É fundamental implementar um ensino que analise e discuta o papel do negro na história do Brasil e do mundo. Essa é uma tarefa que envolve educadores, diretores, pessoal de apoio pedagógico e administrativo da escola, bem como membros das comunidades. Isso sugere que estamos iniciando uma nova luta, na qual todos, não apenas os negros ou as comunidades remanescentes de quilombos, são convocados a reexaminar a história brasileira.
4 CONSIDERAÇÕES FINAIS
Os direitos das comunidades quilombolas podem ser compreendidos como o direito fundamental de existir e viver de acordo com seus modos de vida tradicionais. No entanto, ao analisar a situação dessas comunidades em relação ao acesso aos seus direitos, fica evidente que a realidade ainda está longe do ideal.

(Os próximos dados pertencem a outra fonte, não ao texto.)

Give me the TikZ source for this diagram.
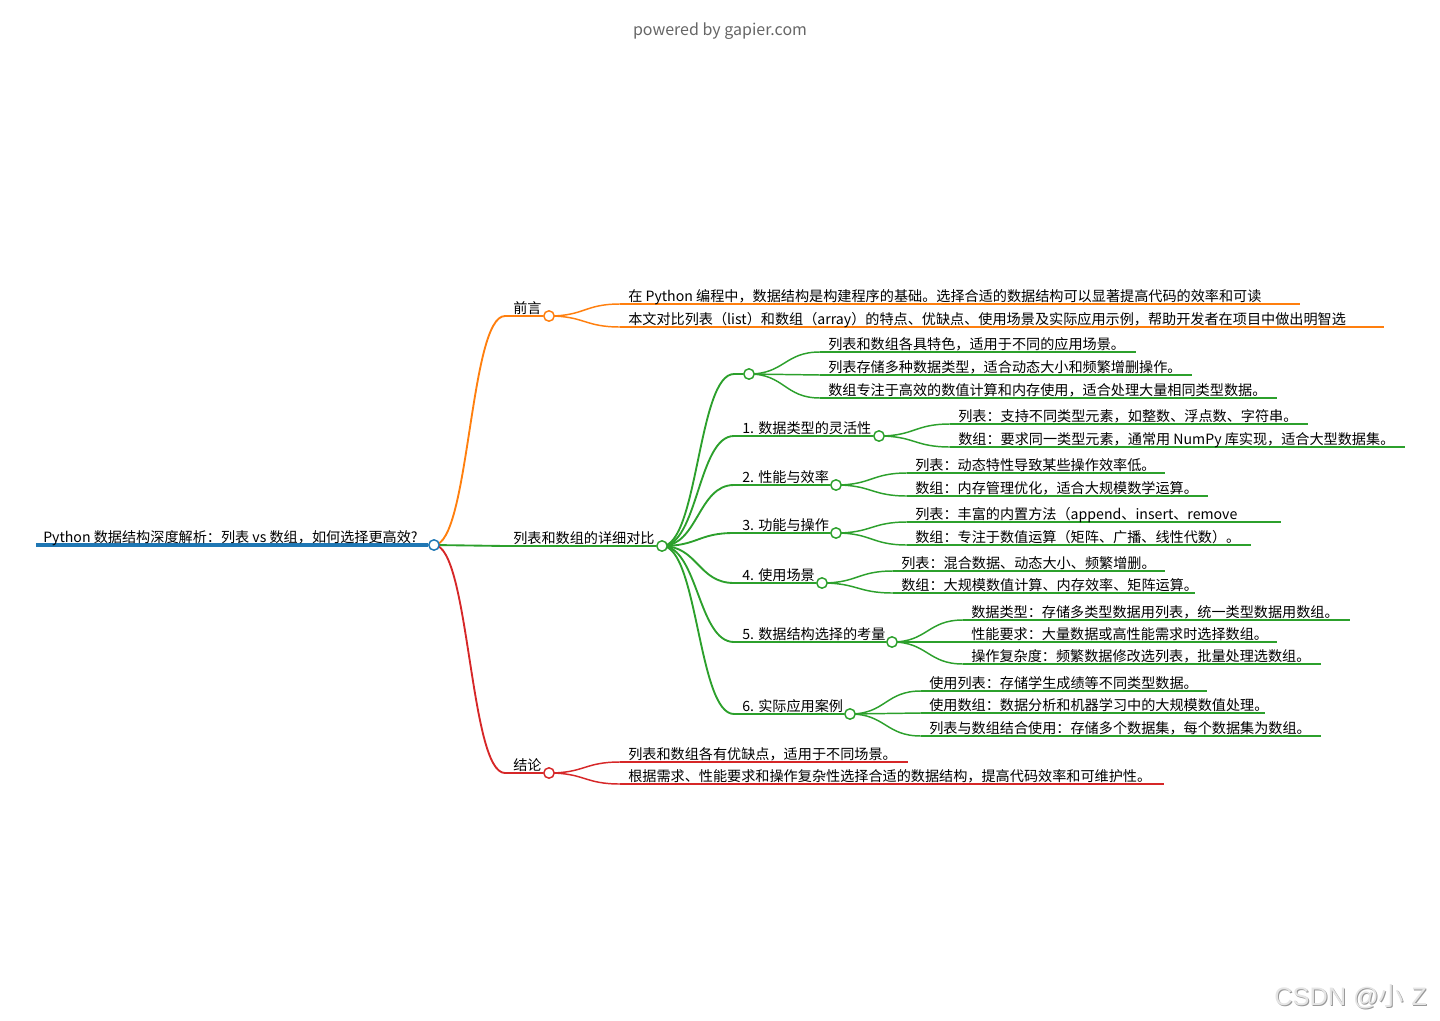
\documentclass[tikz,border=0pt]{standalone}
\usepackage{fontspec}
\setmainfont{Noto Sans CJK SC}
\newfontfamily\wmfont{Liberation Sans}
\newfontfamily\cjk{Noto Sans CJK SC}
\usetikzlibrary{calc,backgrounds}

\definecolor{mmblue}{HTML}{1F77B4}
\definecolor{mmorange}{HTML}{FF7F0E}
\definecolor{mmgreen}{HTML}{2CA02C}
\definecolor{mmred}{HTML}{D62728}

\tikzset{
  mmtext/.style={anchor=base west, inner sep=0pt, font=\fontsize{10.6}{12}\selectfont},
  mmdot/.style={circle, draw=#1, fill=white, line width=1.1pt, minimum size=7.8pt, inner sep=0pt},
  mmline/.style={draw=#1, line width=1.1pt},
}

% curved link from a parent dot to the start of a child's underline
\newcommand{\mmlink}[3][]{%
  \draw[#1] let \p1=(#2), \p2=(#3) in
    (\p1) .. controls ({(\x1+\x2)/2},\y1) and ({(\x1+\x2)/2},\y2) .. (\p2);}

% inner node: parent, name, start x, y, dot x, colour, text
\newcommand{\mmbranch}[7]{%
  \node[mmdot=#6] (#2) at (#5,#4) {};
  \coordinate (#2-s) at (#3,#4);
  \node[mmtext] (#2-t) at ($(#2-s)+(8,-2.8)$) {#7};
  \begin{scope}[on background layer]
    \mmlink[mmline=#6, line width=1.4pt]{#1}{#2-s}
    \draw[mmline=#6, line width=1.4pt] (#2-s) -- (#2);
  \end{scope}}

% leaf: parent, name, start x, y, end x, colour, text
\newcommand{\mmleaf}[7]{%
  \coordinate (#2-s) at (#3,#4);
  \coordinate (#2-e) at (#5,#4);
  \node[mmtext] (#2) at ($(#2-s)+(8,-2.8)$) {#7};
  \begin{scope}[on background layer]
    \mmlink[mmline=#6]{#1}{#2-s}
    \draw[mmline=#6] (#2-s) -- (#2-e);
  \end{scope}}

\begin{document}
\begin{tikzpicture}[x=0.75pt, y=-0.75pt]
  \useasboundingbox (0,0) rectangle (1440,1021);

  \node[anchor=base, text=black!60, font=\fontsize{12}{14}\selectfont] (pw) at (720,35) {powered by gapier.com};

  % root
  \node[mmdot=mmblue] (root) at (434,545) {};
  \coordinate (root-s) at (36,545);
  \node[mmtext] (root-t) at (43,542) {Python 数据结构深度解析：列表 vs 数组，如何选择更高效?};
  \begin{scope}[on background layer]
    \draw[mmline=mmblue, line width=3pt] (root-s) -- (root);
  \end{scope}

  % first level
  \mmbranch{root}{qy}{505}{316}{549}{mmorange}{前言}
  \mmbranch{root}{db}{505}{546}{662}{mmgreen}{列表和数组的详细对比}
  \mmbranch{root}{jl}{505}{773}{549}{mmred}{结论}

  \foreach \nm/\yy/\xe/\txt in {
      qy1/304/1300/{在 Python 编程中，数据结构是构建程序的基础。选择合适的数据结构可以显著提高代码的效率和可读},
      qy2/327/1384/{本文对比列表（list）和数组（array）的特点、优缺点、使用场景及实际应用示例，帮助开发者在项目中做出明智选}}
    {\mmleaf{qy}{\nm}{620}{\yy}{\xe}{mmorange}{\txt}}

  % second level
  \foreach \nm/\yy/\xc/\txt in {
      d0/374/749/{},
      d1/436/879/{1. 数据类型的灵活性},
      d2/485/836/{2. 性能与效率},
      d3/533/836/{3. 功能与操作},
      d4/583/822/{4. 使用场景},
      d5/642/892/{5. 数据结构选择的考量},
      d6/714/850/{6. 实际应用案例}}
    {\mmbranch{db}{\nm}{734}{\yy}{\xc}{mmgreen}{\txt}}

  \foreach \nm/\yy/\xe/\txt in {
      d01/352/1136/{列表和数组各具特色，适用于不同的应用场景。},
      d02/375/1192/{列表存储多种数据类型，适合动态大小和频繁增删操作。},
      d03/398/1277/{数组专注于高效的数值计算和内存使用，适合处理大量相同类型数据。}}
    {\mmleaf{d0}{\nm}{820}{\yy}{\xe}{mmgreen}{\txt}}

  \foreach \nm/\yy/\xe/\txt in {
      d11/424/1308/{列表：支持不同类型元素，如整数、浮点数、字符串。},
      d12/447/1405/{数组：要求同一类型元素，通常用 NumPy 库实现，适合大型数据集。}}
    {\mmleaf{d1}{\nm}{950}{\yy}{\xe}{mmgreen}{\txt}}

  \foreach \nm/\yy/\xe/\txt in {
      d21/473/1165/{列表：动态特性导致某些操作效率低。},
      d22/496/1208/{数组：内存管理优化，适合大规模数学运算。}}
    {\mmleaf{d2}{\nm}{907}{\yy}{\xe}{mmgreen}{\txt}}

  \foreach \nm/\yy/\xe/\txt in {
      d31/522/1281/{列表：丰富的内置方法（append、insert、remove},
      d32/545/1251/{数组：专注于数值运算（矩阵、广播、线性代数）。}}
    {\mmleaf{d3}{\nm}{907}{\yy}{\xe}{mmgreen}{\txt}}

  \foreach \nm/\yy/\xe/\txt in {
      d41/571/1165/{列表：混合数据、动态大小、频繁增删。},
      d42/593/1195/{数组：大规模数值计算、内存效率、矩阵运算。}}
    {\mmleaf{d4}{\nm}{893}{\yy}{\xe}{mmgreen}{\txt}}

  \foreach \nm/\yy/\xe/\txt in {
      d51/620/1350/{数据类型：存储多类型数据用列表，统一类型数据用数组。},
      d52/642/1277/{性能要求：大量数据或高性能需求时选择数组。},
      d53/664/1321/{操作复杂度：频繁数据修改选列表，批量处理选数组。}}
    {\mmleaf{d5}{\nm}{963}{\yy}{\xe}{mmgreen}{\txt}}

  \foreach \nm/\yy/\xe/\txt in {
      d61/691/1207/{使用列表：存储学生成绩等不同类型数据。},
      d62/713/1265/{使用数组：数据分析和机器学习中的大规模数值处理。},
      d63/736/1321/{列表与数组结合使用：存储多个数据集，每个数据集为数组。}}
    {\mmleaf{d6}{\nm}{921}{\yy}{\xe}{mmgreen}{\txt}}

  \foreach \nm/\yy/\xe/\txt in {
      jl1/762/908/{列表和数组各有优缺点，适用于不同场景。},
      jl2/784/1164/{根据需求、性能要求和操作复杂性选择合适的数据结构，提高代码效率和可维护性。}}
    {\mmleaf{jl}{\nm}{620}{\yy}{\xe}{mmred}{\txt}}

  % watermark
  \node[anchor=base east, inner sep=0pt, text=black!40, font=\wmfont\fontsize{19}{21}\selectfont] (wm-sh) at (1428,1006) {CSDN @{\cjk 小} Z};
  \node[anchor=base east, inner sep=0pt, text=black!10, font=\wmfont\fontsize{19}{21}\selectfont] (wm) at (1427,1005) {CSDN @{\cjk 小} Z};
\end{tikzpicture}
\end{document}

Nesse contexto, é responsabilidade do Estado assegurar o pleno exercício dos direitos à saúde, educação e propriedade dessas comunidades, uma vez que a luta contra a expropriação de suas terras continua sendo uma questão significativa em suas vidas.
Quanto à educação, observa-se um aumento no número de escolas quilombolas no país, o que representa um avanço no acesso à educação para essas comunidades. No entanto, é necessário enfatizar a importância da capacitação dos professores que atuam nessas localidades. O movimento negro tem como uma de suas principais bandeiras a luta contra o preconceito e a discriminação racial na sociedade, incluindo o acesso à educação formal.
Nesse sentido, a educação quilombola se mostra eficaz e essencial para o povo quilombola, desde que suas estruturas e práticas pedagógicas estejam alinhadas com o que é estabelecido nas Diretrizes Curriculares. É crucial destacar que a efetivação plena dos direitos das comunidades quilombolas não será alcançada se essas comunidades não estiverem organizadas e conscientes de seus direitos.
A conquista e a efetivação dos direitos ocorrem por meio das lutas sociais e essa capacidade de reivindicação e mobilização depende da capacidade de as comunidades quilombolas terem voz ativa em uma sociedade que ainda é marcada por preconceitos e discriminação.